I have never seen a starving child. I have never been caught in open conflict. The only illness I’ve had is malaria, no worse than flu if treated quickly. I’ve lived through two coups in Mali. Both times, we heard whispers beforehand that something was coming. Soldiers walked into the president’s office, told him his time was up, and that was that. The next day in the market, you wouldn’t have known anything had happened.
Over the years I’ve guided hundreds of travellers. My safety record is 100%. Two cases of malaria, the odd bout of diarrhoea—nothing more. The reality of Africa is not chaos or danger, but resilience, rhythm, and light.
The second lesson is time. Africa does not live by the clock. There is morning, midday, afternoon, evening, and night. There is near, not so near, quite far, far, and very far. Arrange to meet at midday, arrive at two, and you’ll be early. I often say my work is teaching Westerners to let go of time, and Africans to respect it—and somewhere in between, we meet.

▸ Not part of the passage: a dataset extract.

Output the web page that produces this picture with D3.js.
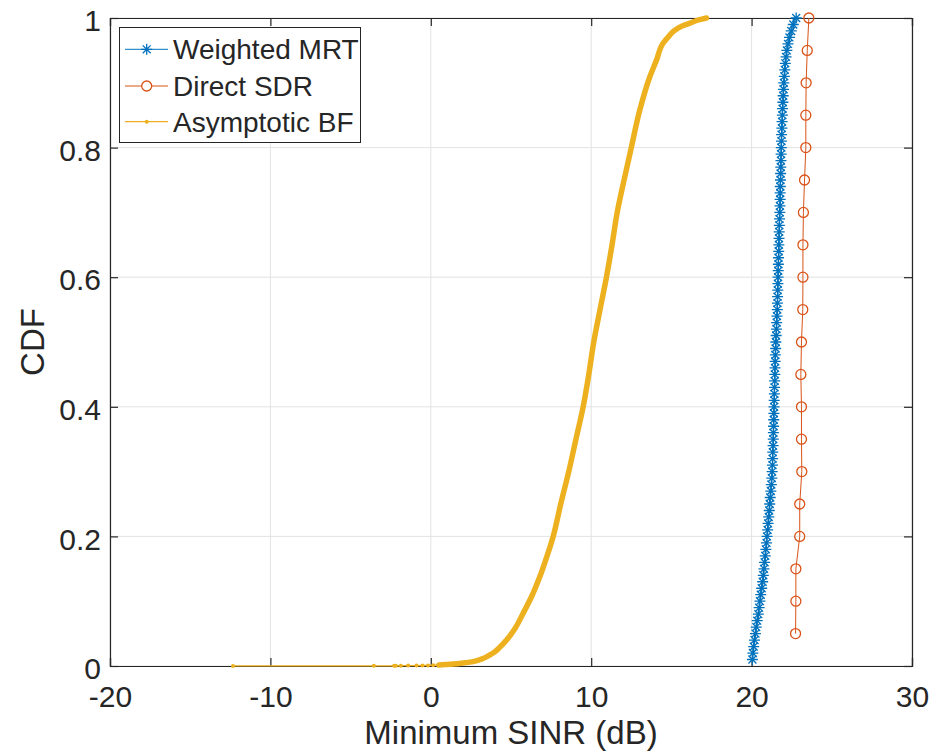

Once you adjust, African time becomes a gift. The journey is enjoyed for what it is. The destination is not a moment on a schedule, but simply the end of the day. Stress fades. The chase ends. We become nomads again—living only in the now.
That is why I don’t do itineraries. They bind the traveller to a timetable. Instead, I keep things open, flexible, ready to change direction when chance or whim suggests. It keeps us in the moment. It keeps us alive to Africa.